─── DATASET EXTRACT ───

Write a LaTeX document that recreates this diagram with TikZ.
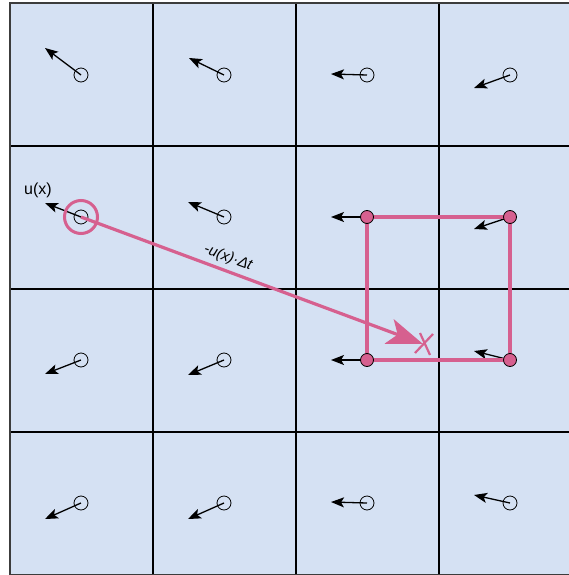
\documentclass[tikz,border=0pt]{standalone}
\usepackage{fontspec}
\setmainfont{Liberation Sans}
\usetikzlibrary{arrows.meta}
\definecolor{cellfill}{RGB}{213,225,243}
\definecolor{pinkc}{RGB}{214,96,143}
\definecolor{edgegray}{RGB}{60,60,60}
\begin{document}
\begin{tikzpicture}[x=1pt,y=-1pt,
  probe/.style={circle,draw=black,line width=0.8pt,minimum size=14pt,inner sep=0pt},
  corner/.style={circle,draw=black,fill=pinkc,line width=0.8pt,minimum size=13pt,inner sep=0pt},
  vec/.style={line width=1.3pt,-{Stealth[length=13pt,width=10pt,inset=3pt]}},
  gridline/.style={line width=1.8pt,black},
  pinkline/.style={draw=pinkc,line width=3.2pt},
  lbl/.style={inner sep=0pt,text=black}]
\useasboundingbox (0,0) rectangle (569,575);
\clip (0,0) rectangle (569,575);
% cells
\fill[cellfill] (10,3) rectangle (582,575);
\foreach \x in {153,296,439} \draw[gridline] (\x,3) -- (\x,575);
\foreach \y in {146,289,432} \draw[gridline] (10,\y) -- (582,\y);
\draw[edgegray,line width=2.2pt] (10,3) rectangle (582,575);
% tips of velocity arrows
\coordinate (t00) at (45,48);  \coordinate (t01) at (189,58);  \coordinate (t02) at (331,74);  \coordinate (t03) at (474,88);
\coordinate (t10) at (45,203); \coordinate (t11) at (188,202); \coordinate (t12) at (331,217); \coordinate (t13) at (474,229);
\coordinate (t20) at (45,374); \coordinate (t21) at (188,375); \coordinate (t22) at (331,360); \coordinate (t23) at (474,351);
\coordinate (t30) at (45,519); \coordinate (t31) at (188,519); \coordinate (t32) at (331,502); \coordinate (t33) at (474,495);
% sample points (centres)
\coordinate (p00) at (81,75);  \coordinate (p01) at (224,75);  \coordinate (p02) at (367,75);  \coordinate (p03) at (510,75);
\coordinate (p10) at (81,217); \coordinate (p11) at (224,217); \coordinate (p12) at (367,217); \coordinate (p13) at (510,217);
\coordinate (p20) at (81,360); \coordinate (p21) at (224,360); \coordinate (p22) at (367,360); \coordinate (p23) at (510,360);
\coordinate (p30) at (81,503); \coordinate (p31) at (224,503); \coordinate (p32) at (367,503); \coordinate (p33) at (510,503);
% velocity arrows
\foreach \i in {00,01,02,03,10,11,12,13,20,21,22,23,30,31,32,33}
  \draw[vec] (p\i) -- (t\i);
% open probe circles
\foreach \i in {00,01,02,03,10,11,20,21,30,31,32,33}
  \node[probe] (c\i) at (p\i) {};
% pink interpolation square
\draw[pinkline] (p12) -- (p13) -- (p23) -- (p22) -- cycle;
\foreach \i in {12,13,22,23}
  \node[corner] (c\i) at (p\i) {};
% back-trace
\node[circle,draw=pinkc,line width=3pt,minimum size=33pt,inner sep=0pt] (ring) at (p10) {};
\coordinate (xtip) at (423,344);
\draw[pinkline,-{Stealth[length=36pt,width=26pt,inset=9pt]}] (c10.center) -- (xtip);
\coordinate (xm) at (425,344);
\draw[pinkc,line width=2.2pt] ([shift={(-10,9)}]xm) -- ([shift={(8,-10)}]xm)
                             ([shift={(-5,-11)}]xm) -- ([shift={(5,11)}]xm);
% labels
\node[lbl,font=\fontsize{16}{18}\selectfont] (ulab) at (38,190) {u(x)};
\node[lbl,font=\itshape\fontsize{15}{17}\selectfont,rotate=-20.4] (dlab) at (228,258) {-u(x)·Δt};
\end{tikzpicture}
\end{document}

───

◆ TO BE DONE ◆
Leave the pictures out and output the rest of the listing exactly.

◆ TASK RESULT ◆
Write a LaTeX document that recreates this diagram with TikZ.
\documentclass[tikz,border=0pt]{standalone}
\usepackage{fontspec}
\setmainfont{Liberation Sans}
\usetikzlibrary{arrows.meta}
\definecolor{cellfill}{RGB}{213,225,243}
\definecolor{pinkc}{RGB}{214,96,143}
\definecolor{edgegray}{RGB}{60,60,60}
\begin{document}
\begin{tikzpicture}[x=1pt,y=-1pt,
  probe/.style={circle,draw=black,line width=0.8pt,minimum size=14pt,inner sep=0pt},
  corner/.style={circle,draw=black,fill=pinkc,line width=0.8pt,minimum size=13pt,inner sep=0pt},
  vec/.style={line width=1.3pt,-{Stealth[length=13pt,width=10pt,inset=3pt]}},
  gridline/.style={line width=1.8pt,black},
  pinkline/.style={draw=pinkc,line width=3.2pt},
  lbl/.style={inner sep=0pt,text=black}]
\useasboundingbox (0,0) rectangle (569,575);
\clip (0,0) rectangle (569,575);
% cells
\fill[cellfill] (10,3) rectangle (582,575);
\foreach \x in {153,296,439} \draw[gridline] (\x,3) -- (\x,575);
\foreach \y in {146,289,432} \draw[gridline] (10,\y) -- (582,\y);
\draw[edgegray,line width=2.2pt] (10,3) rectangle (582,575);
% tips of velocity arrows
\coordinate (t00) at (45,48);  \coordinate (t01) at (189,58);  \coordinate (t02) at (331,74);  \coordinate (t03) at (474,88);
\coordinate (t10) at (45,203); \coordinate (t11) at (188,202); \coordinate (t12) at (331,217); \coordinate (t13) at (474,229);
\coordinate (t20) at (45,374); \coordinate (t21) at (188,375); \coordinate (t22) at (331,360); \coordinate (t23) at (474,351);
\coordinate (t30) at (45,519); \coordinate (t31) at (188,519); \coordinate (t32) at (331,502); \coordinate (t33) at (474,495);
% sample points (centres)
\coordinate (p00) at (81,75);  \coordinate (p01) at (224,75);  \coordinate (p02) at (367,75);  \coordinate (p03) at (510,75);
\coordinate (p10) at (81,217); \coordinate (p11) at (224,217); \coordinate (p12) at (367,217); \coordinate (p13) at (510,217);
\coordinate (p20) at (81,360); \coordinate (p21) at (224,360); \coordinate (p22) at (367,360); \coordinate (p23) at (510,360);
\coordinate (p30) at (81,503); \coordinate (p31) at (224,503); \coordinate (p32) at (367,503); \coordinate (p33) at (510,503);
% velocity arrows
\foreach \i in {00,01,02,03,10,11,12,13,20,21,22,23,30,31,32,33}
  \draw[vec] (p\i) -- (t\i);
% open probe circles
\foreach \i in {00,01,02,03,10,11,20,21,30,31,32,33}
  \node[probe] (c\i) at (p\i) {};
% pink interpolation square
\draw[pinkline] (p12) -- (p13) -- (p23) -- (p22) -- cycle;
\foreach \i in {12,13,22,23}
  \node[corner] (c\i) at (p\i) {};
% back-trace
\node[circle,draw=pinkc,line width=3pt,minimum size=33pt,inner sep=0pt] (ring) at (p10) {};
\coordinate (xtip) at (423,344);
\draw[pinkline,-{Stealth[length=36pt,width=26pt,inset=9pt]}] (c10.center) -- (xtip);
\coordinate (xm) at (425,344);
\draw[pinkc,line width=2.2pt] ([shift={(-10,9)}]xm) -- ([shift={(8,-10)}]xm)
                             ([shift={(-5,-11)}]xm) -- ([shift={(5,11)}]xm);
% labels
\node[lbl,font=\fontsize{16}{18}\selectfont] (ulab) at (38,190) {u(x)};
\node[lbl,font=\itshape\fontsize{15}{17}\selectfont,rotate=-20.4] (dlab) at (228,258) {-u(x)·Δt};
\end{tikzpicture}
\end{document}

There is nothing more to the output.